Esta nova fase da modernidade não se satisfaz mais com os arranjos institucionais moldados no processo universal de democratização; as exigências por mais participação nos processos de tomada de decisão, como meio de fazer prevalecer o respeito pela diferença e o direito de contestar a ordem social prevalecente, são veiculadas por novos actores sociais, particularmente os movimentos sociais, os grupos de cidadãos e os activismos, que vêm conquistando cada vez mais espaços de intervenção em todo o mundo, embora tenham mais visibilidade nas sociedades do centro do sistema capitalista internacional, as que primeiro alcançaram, de forma mais ou menos generalizada, os objectivos de progresso económico e do bem-estar social.

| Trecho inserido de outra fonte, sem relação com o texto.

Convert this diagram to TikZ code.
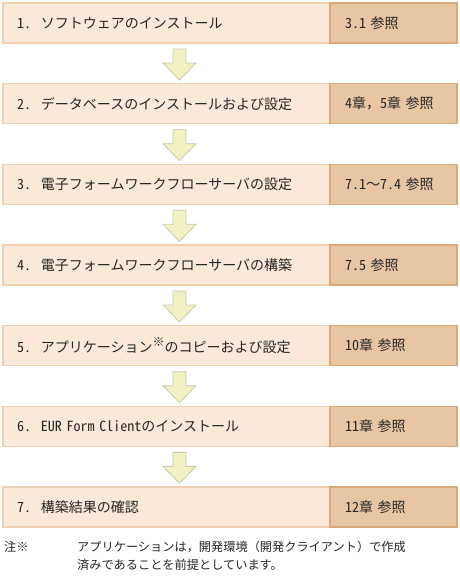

A África contemporânea apresenta desajustes entre as suas estruturas institucionais e as suas próprias dinâmicas sociais. É necessária uma compatibilização entre princípios e valores da modernidade e as lógicas tradicionais, para corrigir disfunções. No diálogo com as matrizes tradicionais torna-se mais fácil entender os reajustes institucionais requeridos, através da adopção de soluções que se adequem aos aspectos relevantes da cultura política local, tirando partido da pluralidade cultural que nos caracteriza e descobrindo/inovando as formas de viabilizar a utilização de poderes tradicionais como ‘agências de descodificação semântica’ entre os diversos grupos sociais que compõem a sociedade visando o alcance de compromissos baseados em consensos (mútuos entendimentos construídos colectivamente) e dissensos (reconhecidos como válidos porque moralmente aceitáveis) para acomodar as diferenças, contribuindo eficazmente para a estabilidade social.